The Final World Cup Mission of the Team That Changed Senegal Forever
Some footballers spend their careers chasing trophies.
Others spend their careers building history.
Sadio Mané has done both.
Long before he became one of the most celebrated footballers of his era, before the Champions League triumphs, the Premier League title, the individual accolades, and the global recognition, he was simply a young boy from Bambali carrying a dream that seemed impossibly distant.
Today, he carries something far heavier.
A generation.

As the FIFA World Cup 2026 approaches, Mané stands at a remarkable crossroads in football history. At 34, he belongs to a group of players who have already transformed Senegal from a respected African football nation into one of the continent’s defining modern powers.
This is the generation that fulfilled promises.
The generation that ended decades of waiting.
The generation that delivered Senegal’s first-ever Africa Cup of Nations title.
The generation that elevated Senegal from possibility to reality.
And now, perhaps, the generation preparing for its final chapter.
That is what makes World Cup 2026 so emotionally significant to these Sadio Mane-led Senegalese team.
This tournament is no longer about arrival.
Senegal arrived years ago.
This is about inheritance.
About what remains after the final whistle.
About how history will remember the men who forever altered the trajectory of Senegalese football.

For much of its modern football story, Senegal lived in the shadow of one unforgettable moment.
The extraordinary team of 2002.
The squad that stunned the world by defeating reigning champions France and reaching the World Cup quarter-finals.
For years, that achievement stood as both inspiration and burden.
Every generation that followed was measured against it.
Every talented player carried its shadow.
Every tournament revived comparisons.
The question lingered relentlessly.
Could Senegal ever produce a generation capable of surpassing its most famous pioneers?
Mané and his teammates answered that question.
Not with words.
With achievements.
By winning AFCON.
By consistently qualifying for major tournaments.
By producing world-class talent across every position.
By turning Senegal into a permanent fixture among football’s elite nations.
Yet one challenge remains unresolved.
The World Cup.
Not qualification.
Not participation.
Impact.
For all their accomplishments, this golden generation still seeks the defining World Cup campaign that fully reflects its stature.
That unfinished business is what brings them to 2026.
Because legacy, especially in international football, is often measured on the grandest stage.

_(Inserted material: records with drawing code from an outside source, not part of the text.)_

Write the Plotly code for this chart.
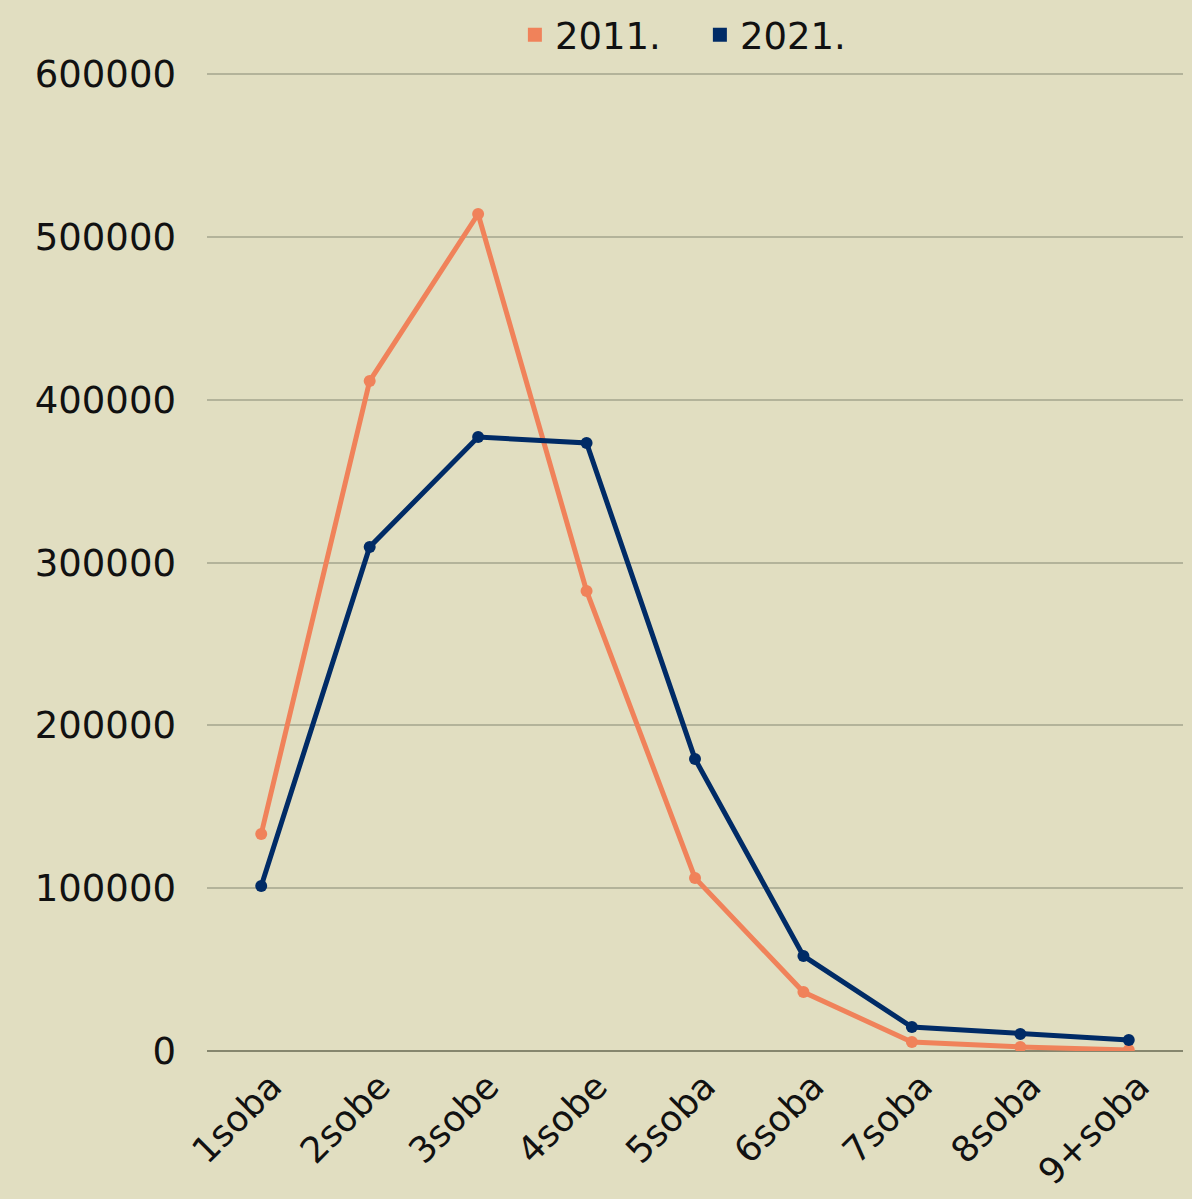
import plotly.graph_objects as go

categories = ["1soba", "2sobe", "3sobe", "4sobe", "5soba", "6soba", "7soba", "8soba", "9+soba"]
v2011 = [133300, 411500, 514100, 282600, 106300, 36200, 5500, 2500, 600]
v2021 = [101400, 309600, 377100, 373500, 179400, 58400, 14700, 10400, 6800]
yticks = [0, 100000, 200000, 300000, 400000, 500000, 600000]

c2011 = "#f0825a"
c2021 = "#002b66"
bg = "#e1dec1"
font = "DejaVu Sans"

fig = go.Figure()
for name, vals, col in [("2011.", v2011, c2011), ("2021.", v2021, c2021)]:
    fig.add_trace(go.Scatter(x=categories, y=vals, mode="lines+markers", name=name,
                             line=dict(color=col, width=5), marker=dict(color=col, size=12),
                             showlegend=False))
for name, col in [("2011.", c2011), ("2021.", c2021)]:
    fig.add_trace(go.Scatter(x=[None], y=[None], mode="markers", name=name,
                             marker=dict(color=col, size=14, symbol="square")))

fig.update_layout(
    width=1192, height=1199,
    paper_bgcolor=bg, plot_bgcolor=bg,
    margin=dict(l=207, r=9, t=73, b=148, autoexpand=False),
    font=dict(family=font, size=37, color="#111111"),
    legend=dict(orientation="h", x=0.505, xanchor="center", y=1.007, yanchor="bottom",
                font=dict(size=37), itemwidth=30, entrywidth=140, bgcolor="rgba(0,0,0,0)"),
    xaxis=dict(type="category", range=[-0.5, 8.5], tickangle=-45, showgrid=False,
               ticks="", showline=False, tickfont=dict(size=36), automargin=False,
               ticklabelstandoff=6, ticklabelshift=10),
    yaxis=dict(range=[0, 600700], tickvals=yticks, ticktext=[str(v) for v in yticks],
               showgrid=True, gridcolor="#b3b39a", gridwidth=1.5, automargin=False,
               zeroline=True, zerolinecolor="#86866e", zerolinewidth=2,
               ticks="", showline=False, ticklabelstandoff=30, tickfont=dict(size=37)),
)
fig.write_html("out.html", config={"displayModeBar": False},
               post_script="document.body.style.margin='0';document.body.style.background='%s';" % bg)
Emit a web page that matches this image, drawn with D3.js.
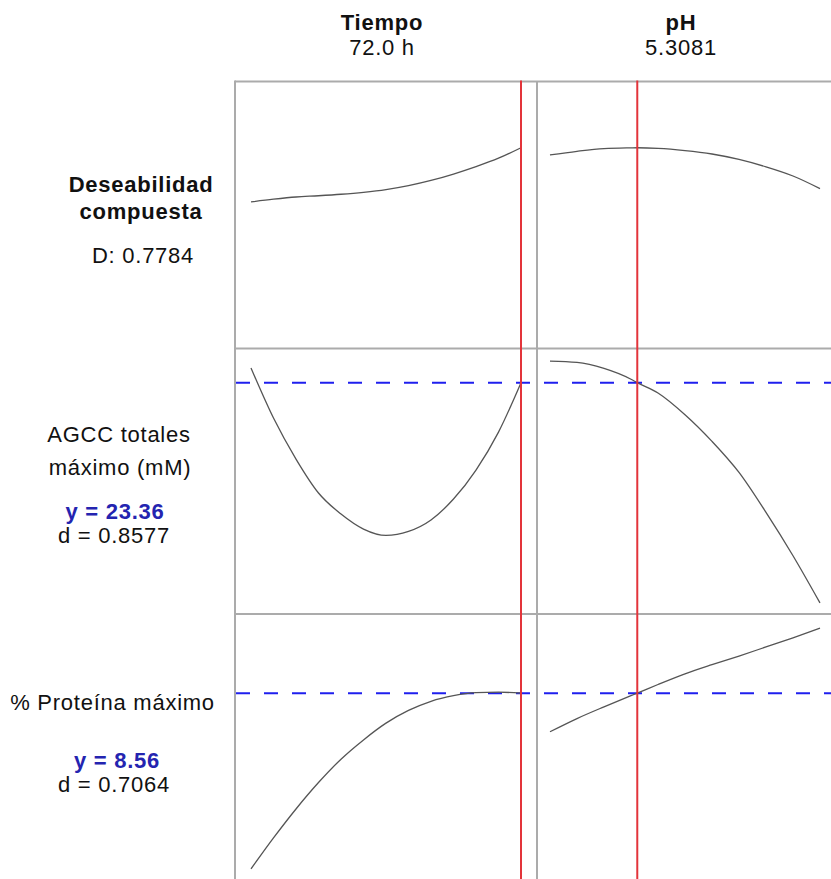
<!DOCTYPE html>
<html>
<head>
<meta charset="utf-8">
<script src="https://cdn.jsdelivr.net/npm/d3@7"></script>
<style>
  html, body { margin: 0; padding: 0; background: #ffffff; }
  svg { display: block; font-family: "Liberation Sans", Arial, sans-serif; }
  text { letter-spacing: 0.75px; }
</style>
</head>
<body>
<svg id="chart" width="831" height="879"></svg>
<script>
// ---- Data ----
const factors = ["Tiempo", "pH"];
const factorSettings = ["72.0 h", "5.3081"];
const optTiempo = 72.0;
const optPH = 5.3081;

const tiempo = [24, 28, 32, 36, 40, 44, 48, 52, 56, 60, 64, 68, 72];
const ph = [4.5, 4.75, 5.0, 5.25, 5.3081, 5.5, 5.75, 6.0, 6.25, 6.5, 6.75, 7.0];

const desTiempo = [0.559, 0.570, 0.579, 0.584, 0.590, 0.598, 0.609, 0.625, 0.646, 0.672, 0.702, 0.736, 0.7784];
const desPH = [0.749, 0.764, 0.775, 0.778, 0.7784, 0.776, 0.767, 0.753, 0.731, 0.701, 0.664, 0.613];

const agccTiempo = [24.23, 21.26, 18.83, 16.82, 15.57, 14.68, 14.30, 14.54, 15.22, 16.46, 18.18, 20.43, 23.36];
const agccPH = [24.64, 24.56, 24.20, 23.56, 23.36, 22.75, 21.46, 19.88, 18.04, 15.67, 13.10, 10.30];

const protTiempo = [5.10, 5.71, 6.28, 6.80, 7.26, 7.64, 7.97, 8.22, 8.40, 8.51, 8.57, 8.58, 8.56];
const protPH = [7.80, 8.06, 8.29, 8.51, 8.56, 8.73, 8.94, 9.12, 9.29, 9.47, 9.65, 9.84];

const responseLabels = [["Deseabilidad", "compuesta"], ["AGCC totales", "máximo (mM)"], ["% Proteína máximo"]];
const responseY = [null, "y = 23.36", "y = 8.56"];
const responseD = ["D: 0.7784", "d = 0.8577", "d = 0.7064"];
const targets = [null, 23.36, 8.56];

// ---- Layout ----
const svg = d3.select("#chart");
const W = 831, H = 879;
const gridLeft = 235, colDiv = 537, gridTop = 81.5;
const rowDivs = [348.5, 614];
const FONT = 22;

const xT = d3.scaleLinear().domain([24, 72]).range([251, 521]);
const xP = d3.scaleLinear().domain([4.5, 7.0]).range([550, 820]);

const yScales = [
  d3.scaleLinear().domain([0, 1]).range([340, 93]),
  d3.scaleLinear().domain([10, 25]).range([608, 355]),
  d3.scaleLinear().domain([5, 10]).range([874, 620])
];

const rows = [
  { t: desTiempo, p: desPH },
  { t: agccTiempo, p: agccPH },
  { t: protTiempo, p: protPH }
];

// grid lines
const gridColor = "#ababab";
svg.append("line").attr("x1", gridLeft).attr("x2", W).attr("y1", gridTop).attr("y2", gridTop)
  .attr("stroke", gridColor).attr("stroke-width", 2);
svg.append("line").attr("x1", gridLeft).attr("x2", gridLeft).attr("y1", gridTop - 1).attr("y2", H)
  .attr("stroke", gridColor).attr("stroke-width", 2);
svg.append("line").attr("x1", colDiv).attr("x2", colDiv).attr("y1", gridTop).attr("y2", H)
  .attr("stroke", gridColor).attr("stroke-width", 2);
rowDivs.forEach(y => {
  svg.append("line").attr("x1", gridLeft).attr("x2", W).attr("y1", y).attr("y2", y)
    .attr("stroke", gridColor).attr("stroke-width", 2);
});

// target dashed lines
targets.forEach((tv, i) => {
  if (tv === null) return;
  const y = yScales[i](tv);
  svg.append("line").attr("x1", gridLeft + 1).attr("x2", W).attr("y1", y).attr("y2", y)
    .attr("stroke", "#1f1fee").attr("stroke-width", 2).attr("stroke-dasharray", "14,14");
});

// curves
rows.forEach((r, i) => {
  const ys = yScales[i];
  const lineT = d3.line().x((d, j) => xT(tiempo[j])).y(d => ys(d)).curve(d3.curveMonotoneX);
  const lineP = d3.line().x((d, j) => xP(ph[j])).y(d => ys(d)).curve(d3.curveMonotoneX);
  svg.append("path").attr("d", lineT(r.t)).attr("fill", "none").attr("stroke", "#555555").attr("stroke-width", 1.3);
  svg.append("path").attr("d", lineP(r.p)).attr("fill", "none").attr("stroke", "#555555").attr("stroke-width", 1.3);
});

// red optimum lines
[xT(optTiempo), xP(optPH)].forEach(x => {
  svg.append("line").attr("x1", x).attr("x2", x).attr("y1", gridTop - 1).attr("y2", H)
    .attr("stroke", "#e3343a").attr("stroke-width", 2);
});

// column headers
const headerX = [382, 681];
factors.forEach((f, i) => {
  svg.append("text").attr("x", headerX[i]).attr("y", 30).attr("text-anchor", "middle")
    .attr("font-size", FONT).attr("font-weight", "bold").attr("fill", "#111").text(f);
  svg.append("text").attr("x", headerX[i]).attr("y", 55).attr("text-anchor", "middle")
    .attr("font-size", FONT).attr("fill", "#111").text(factorSettings[i]);
});

// row labels
// row 0
svg.append("text").attr("x", 141).attr("y", 192).attr("text-anchor", "middle")
  .attr("font-size", FONT).attr("font-weight", "bold").attr("fill", "#111").text(responseLabels[0][0]);
svg.append("text").attr("x", 141).attr("y", 219).attr("text-anchor", "middle")
  .attr("font-size", FONT).attr("font-weight", "bold").attr("fill", "#111").text(responseLabels[0][1]);
svg.append("text").attr("x", 143).attr("y", 263).attr("text-anchor", "middle")
  .attr("font-size", FONT).attr("fill", "#111").text(responseD[0]);

// row 1
svg.append("text").attr("x", 119).attr("y", 442).attr("text-anchor", "middle")
  .attr("font-size", FONT).attr("fill", "#111").text(responseLabels[1][0]);
svg.append("text").attr("x", 120).attr("y", 475).attr("text-anchor", "middle")
  .attr("font-size", FONT).attr("fill", "#111").text(responseLabels[1][1]);
svg.append("text").attr("x", 115).attr("y", 519).attr("text-anchor", "middle")
  .attr("font-size", FONT).attr("font-weight", "bold").attr("fill", "#2424b0").text(responseY[1]);
svg.append("text").attr("x", 114).attr("y", 543).attr("text-anchor", "middle")
  .attr("font-size", FONT).attr("fill", "#111").text(responseD[1]);

// row 2
svg.append("text").attr("x", 112.5).attr("y", 710).attr("text-anchor", "middle")
  .attr("font-size", FONT).attr("fill", "#111").text(responseLabels[2][0]);
svg.append("text").attr("x", 117).attr("y", 768).attr("text-anchor", "middle")
  .attr("font-size", FONT).attr("font-weight", "bold").attr("fill", "#2424b0").text(responseY[2]);
svg.append("text").attr("x", 114).attr("y", 792).attr("text-anchor", "middle")
  .attr("font-size", FONT).attr("fill", "#111").text(responseD[2]);
</script>
</body>
</html>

This World Cup represents something profoundly different from previous tournaments.
For younger stars, World Cups are opportunities.
For veterans, they become reflections.
A moment to look back at the road travelled and forward toward the mark they will leave behind.
For Mané, this may be the culmination of a life’s work that began in rural Senegal and grew into one of African football’s most inspiring journeys.
But this story extends beyond one player.
It is about a generation carrying the collective dream of a nation.
A nation that no longer wants to be remembered solely for its potential.
A nation that believes it belongs among football’s most influential forces.
A nation whose football identity has evolved from hopeful challenger to genuine contender.
That is the historical burden resting on Mané’s shoulders.
Not the burden of proving Senegal matters.
That battle has already been won.
The burden of proving that this era deserves permanent recognition among the greatest generations African football has ever produced.
And perhaps that leads to the deeper question at the heart of this World Cup journey.
What defines greatness?
Is it silverware?
Is it rankings?
Is it records?
Or is it transformation?
Because there are generations that win trophies.
And there are generations that change a country’s future.
The Senegal of today is not the Senegal that Mané entered as a young footballer.
Youth academies believe more.
Young players dream bigger.
Communities invest deeper.
The pathway from village football to global success no longer feels impossible.
That transformation may ultimately become this generation’s greatest victory.
Even if they never lift the World Cup trophy.
Even if they never stand atop football’s highest podium.
Their participation in 2026 could still become historically significant.
A powerful final statement from the architects of modern Senegalese football.
A passing of the torch to the next generation.
And it would be on record that African football’s story is not built solely on champions, but on pioneers who expand what future champions believe is possible.
For Sadio Mané, that may be the true meaning of this World Cup.
Not one last opportunity to prove himself.
His greatness is already secure.
Not one final attempt to earn recognition.
The world has already recognized him.
Instead, it is an opportunity to complete a national story.
To honour the generation that carried Senegal to unprecedented heights.
To ensure that when history remembers African football in the first quarter of the 21st century, the story of Senegal’s golden generation occupies its rightful place.
And perhaps that is the ultimate mission.

Not simply to win.
But to leave behind a standard.
A legacy.
A blueprint.
A belief.
Because years from now, when future Senegalese stars walk onto the World Cup stage, they will do so knowing that a generation led by Sadio Mané transformed ambition into expectation.
That they inherited not just a dream, but a destination.
And that is the weight and the privilege, of a nation’s golden generation.